Aim =
Reproduce nothing but the lines from the start of the material through the line that includes "return (BOTTOM - p) / PH", both ends included, and omit every picture.

(Dataset rows)
______________________________

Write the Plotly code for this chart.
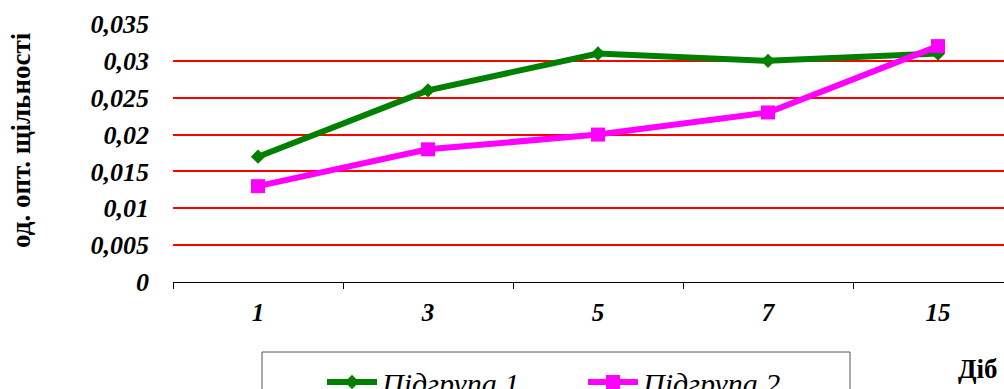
import plotly.graph_objects as go

days = ["1", "3", "5", "7", "15"]
group1 = [0.017, 0.026, 0.031, 0.030, 0.031]
group2 = [0.013, 0.018, 0.020, 0.023, 0.032]
y_tick_vals = [0, 0.005, 0.01, 0.015, 0.02, 0.025, 0.03, 0.035]
y_tick_text = ["0", "0,005", "0,01", "0,015", "0,02", "0,025", "0,03", "0,035"]
series_names = ["Підгрупа 1", "Підгрупа 2"]
y_title = "од. опт. щільності"
x_title = "Діб"

W, H = 1004, 389
L, T, B = 173, 24, 107
PW = W - L
PH = H - T - B
BOTTOM = T + PH


def px_x(p):
    return (p - L) / PW


def px_y(p):
    return (BOTTOM - p) / PH


fig = go.Figure()
fig.add_trace(go.Scatter(
    x=days, y=group1, name=series_names[0], mode="lines+markers",
    line=dict(color="#008000", width=6),
    marker=dict(symbol="diamond", size=11, color="#008000"),
))
fig.add_trace(go.Scatter(
    x=days, y=group2, name=series_names[1], mode="lines+markers",
    line=dict(color="#FF00FF", width=6),
    marker=dict(symbol="square", size=14, color="#FF00FF"),
))

font_family = "'Liberation Serif', 'Times New Roman', serif"

fig.update_layout(
    width=W, height=H,
    margin=dict(l=L, r=0, t=T, b=B, pad=0, autoexpand=False),
    paper_bgcolor="white", plot_bgcolor="white",
    font=dict(family=font_family, color="black"),
    showlegend=True,
    legend=dict(
        orientation="h",
        x=px_x(322), xanchor="left",
        y=px_y(356), yanchor="top",
        borderwidth=0,
        bgcolor="rgba(0,0,0,0)",
        font=dict(family=font_family, size=30, style="italic"),
        itemwidth=50,
        entrywidth=196,
        entrywidthmode="pixels",
    ),
    xaxis=dict(
        type="category",
        range=[-0.5, 4.5 - 19 / 170],
        showgrid=False, zeroline=False,
        showline=True, linecolor="black", linewidth=1,
        ticks="outside", tickson="boundaries", ticklen=6, tickcolor="black",
        tickfont=dict(family=font_family, size=25, weight="bold", style="italic"),
        ticklabelstandoff=8,
    ),
    yaxis=dict(
        range=[0, 0.035],
        tickvals=y_tick_vals, ticktext=y_tick_text,
        showgrid=True, gridcolor="#FF0000", gridwidth=2,
        zeroline=False, showline=False, ticks="",
        tickfont=dict(family=font_family, size=26, weight="bold", style="italic"),
        ticklabelstandoff=23,
    ),
    shapes=[
        dict(
            type="rect", xref="paper", yref="paper",
            x0=px_x(262), x1=px_x(850), y0=px_y(352), y1=px_y(420),
            line=dict(color="#555555", width=1), fillcolor="rgba(0,0,0,0)",
            layer="below",
        ),
    ],
    annotations=[
        dict(
            text=y_title, textangle=-90,
            xref="paper", yref="paper",
            x=px_x(21), y=px_y(140),
            xanchor="center", yanchor="middle", showarrow=False,
            font=dict(family=font_family, size=27, weight="bold"),
        ),
        dict(
            text=x_title,
            xref="paper", yref="paper",
            x=px_x(978), y=px_y(369),
            xanchor="center", yanchor="middle", showarrow=False,
            font=dict(family=font_family, size=27, weight="bold"),
        ),
    ],
)

fig.write_html("out.html")
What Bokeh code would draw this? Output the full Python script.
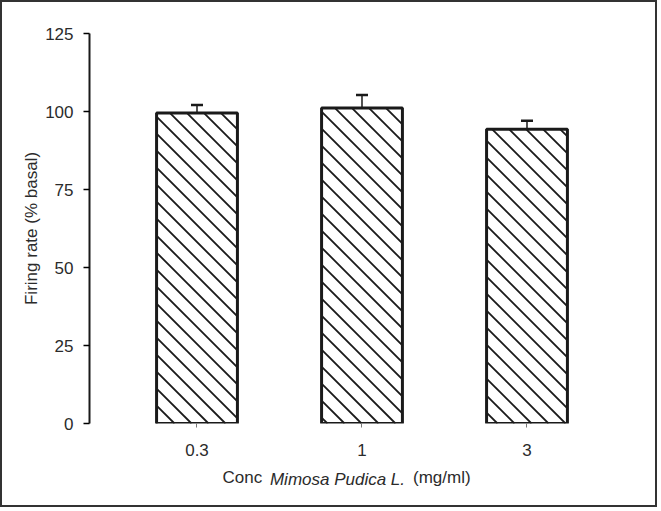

______________________________

Written reply =
Write the Plotly code for this chart.
import plotly.graph_objects as go

days = ["1", "3", "5", "7", "15"]
group1 = [0.017, 0.026, 0.031, 0.030, 0.031]
group2 = [0.013, 0.018, 0.020, 0.023, 0.032]
y_tick_vals = [0, 0.005, 0.01, 0.015, 0.02, 0.025, 0.03, 0.035]
y_tick_text = ["0", "0,005", "0,01", "0,015", "0,02", "0,025", "0,03", "0,035"]
series_names = ["Підгрупа 1", "Підгрупа 2"]
y_title = "од. опт. щільності"
x_title = "Діб"

W, H = 1004, 389
L, T, B = 173, 24, 107
PW = W - L
PH = H - T - B
BOTTOM = T + PH


def px_x(p):
    return (p - L) / PW


def px_y(p):
    return (BOTTOM - p) / PH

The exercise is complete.